Information shown:
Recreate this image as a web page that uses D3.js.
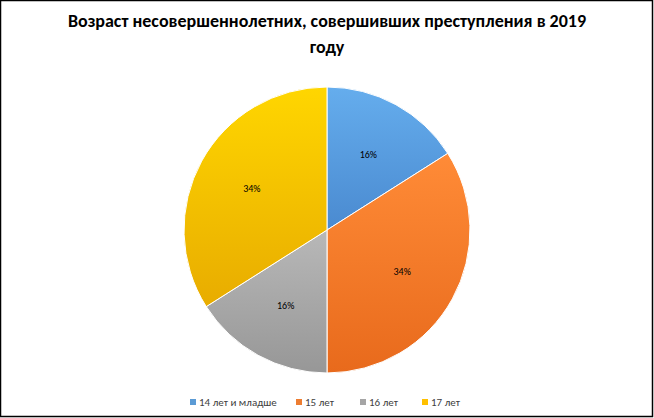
<!DOCTYPE html>
<html><head><meta charset="utf-8">
<script src="https://cdn.jsdelivr.net/npm/d3@7"></script>
<style>body{margin:0;background:#fff}</style>
</head><body>
<svg width="654" height="418"></svg>
<script>
const categories = ['14 лет и младше', '15 лет', '16 лет', '17 лет']
const values = [16, 34, 16, 34]
const colors = ['#5b9bd5', '#ed7d31', '#a5a5a5', '#ffc000']
const darker = ['#4a8ad0', '#e86a1c', '#979797', '#e8ac00']

const svg = d3.select('svg')
svg.append('rect').attr('x', 0.5).attr('y', 0.5).attr('width', 652).attr('height', 416)
    .attr('fill', '#fff').attr('stroke', '#000').attr('stroke-width', 1.5)

const defs = svg.append('defs')
colors.forEach((c, i) => {
    const g = defs.append('linearGradient').attr('id', 'g' + i)
        .attr('x1', 0).attr('y1', 0).attr('x2', 0).attr('y2', 1)
    g.append('stop').attr('offset', '0%').attr('stop-color', d3.color(c).brighter(0.3))
    g.append('stop').attr('offset', '100%').attr('stop-color', darker[i])
})

const title = svg.append('text').attr('text-anchor', 'middle')
    .attr('font-family', 'Calibri, Carlito, "Liberation Sans", sans-serif')
    .attr('font-weight', 'bold').attr('font-size', 18).attr('fill', '#000')
title.append('tspan').attr('x', 327).attr('y', 27).text('Возраст  несовершеннолетних,  совершивших  преступления  в 2019')
title.append('tspan').attr('x', 327).attr('y', 53).text('году')

const cx = 327, cy = 230, r = 143
const pie = d3.pie().sort(null)
const arcs = pie(values)
const arc = d3.arc().innerRadius(0).outerRadius(r)
const g = svg.append('g').attr('transform', `translate(${cx},${cy})`)
g.selectAll('path').data(arcs).enter().append('path')
    .attr('d', arc).attr('fill', (d, i) => `url(#g${i})`)
    .attr('stroke', '#fff').attr('stroke-width', 1)

const labelArc = d3.arc().innerRadius(r * 0.6).outerRadius(r * 0.6)
g.selectAll('text').data(arcs).enter().append('text')
    .attr('transform', d => `translate(${labelArc.centroid(d)})`)
    .attr('text-anchor', 'middle').attr('dy', '0.35em')
    .attr('font-family', 'Calibri, Carlito, "Liberation Sans", sans-serif')
    .attr('font-size', 10).attr('fill', '#000')
    .text(d => d.value + '%')

const legX = [190, 296, 360, 422]
const leg = svg.append('g')
categories.forEach((c, i) => {
    leg.append('rect').attr('x', legX[i]).attr('y', 399).attr('width', 6).attr('height', 6).attr('fill', colors[i])
    leg.append('text').attr('x', legX[i] + 9).attr('y', 406)
        .attr('font-family', 'Calibri, Carlito, "Liberation Sans", sans-serif')
        .attr('font-size', 11).attr('fill', '#404040').text(c)
})
</script>
</body></html>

What is being asked: Set down the complete material exactly, but do not include the images.

Written response:
Recreate this image as a web page that uses D3.js.
<!DOCTYPE html>
<html><head><meta charset="utf-8">
<script src="https://cdn.jsdelivr.net/npm/d3@7"></script>
<style>body{margin:0;background:#fff}</style>
</head><body>
<svg width="654" height="418"></svg>
<script>
const categories = ['14 лет и младше', '15 лет', '16 лет', '17 лет']
const values = [16, 34, 16, 34]
const colors = ['#5b9bd5', '#ed7d31', '#a5a5a5', '#ffc000']
const darker = ['#4a8ad0', '#e86a1c', '#979797', '#e8ac00']

const svg = d3.select('svg')
svg.append('rect').attr('x', 0.5).attr('y', 0.5).attr('width', 652).attr('height', 416)
    .attr('fill', '#fff').attr('stroke', '#000').attr('stroke-width', 1.5)

const defs = svg.append('defs')
colors.forEach((c, i) => {
    const g = defs.append('linearGradient').attr('id', 'g' + i)
        .attr('x1', 0).attr('y1', 0).attr('x2', 0).attr('y2', 1)
    g.append('stop').attr('offset', '0%').attr('stop-color', d3.color(c).brighter(0.3))
    g.append('stop').attr('offset', '100%').attr('stop-color', darker[i])
})

const title = svg.append('text').attr('text-anchor', 'middle')
    .attr('font-family', 'Calibri, Carlito, "Liberation Sans", sans-serif')
    .attr('font-weight', 'bold').attr('font-size', 18).attr('fill', '#000')
title.append('tspan').attr('x', 327).attr('y', 27).text('Возраст  несовершеннолетних,  совершивших  преступления  в 2019')
title.append('tspan').attr('x', 327).attr('y', 53).text('году')

const cx = 327, cy = 230, r = 143
const pie = d3.pie().sort(null)
const arcs = pie(values)
const arc = d3.arc().innerRadius(0).outerRadius(r)
const g = svg.append('g').attr('transform', `translate(${cx},${cy})`)
g.selectAll('path').data(arcs).enter().append('path')
    .attr('d', arc).attr('fill', (d, i) => `url(#g${i})`)
    .attr('stroke', '#fff').attr('stroke-width', 1)

const labelArc = d3.arc().innerRadius(r * 0.6).outerRadius(r * 0.6)
g.selectAll('text').data(arcs).enter().append('text')
    .attr('transform', d => `translate(${labelArc.centroid(d)})`)
    .attr('text-anchor', 'middle').attr('dy', '0.35em')
    .attr('font-family', 'Calibri, Carlito, "Liberation Sans", sans-serif')
    .attr('font-size', 10).attr('fill', '#000')
    .text(d => d.value + '%')

const legX = [190, 296, 360, 422]
const leg = svg.append('g')
categories.forEach((c, i) => {
    leg.append('rect').attr('x', legX[i]).attr('y', 399).attr('width', 6).attr('height', 6).attr('fill', colors[i])
    leg.append('text').attr('x', legX[i] + 9).attr('y', 406)
        .attr('font-family', 'Calibri, Carlito, "Liberation Sans", sans-serif')
        .attr('font-size', 11).attr('fill', '#404040').text(c)
})
</script>
</body></html>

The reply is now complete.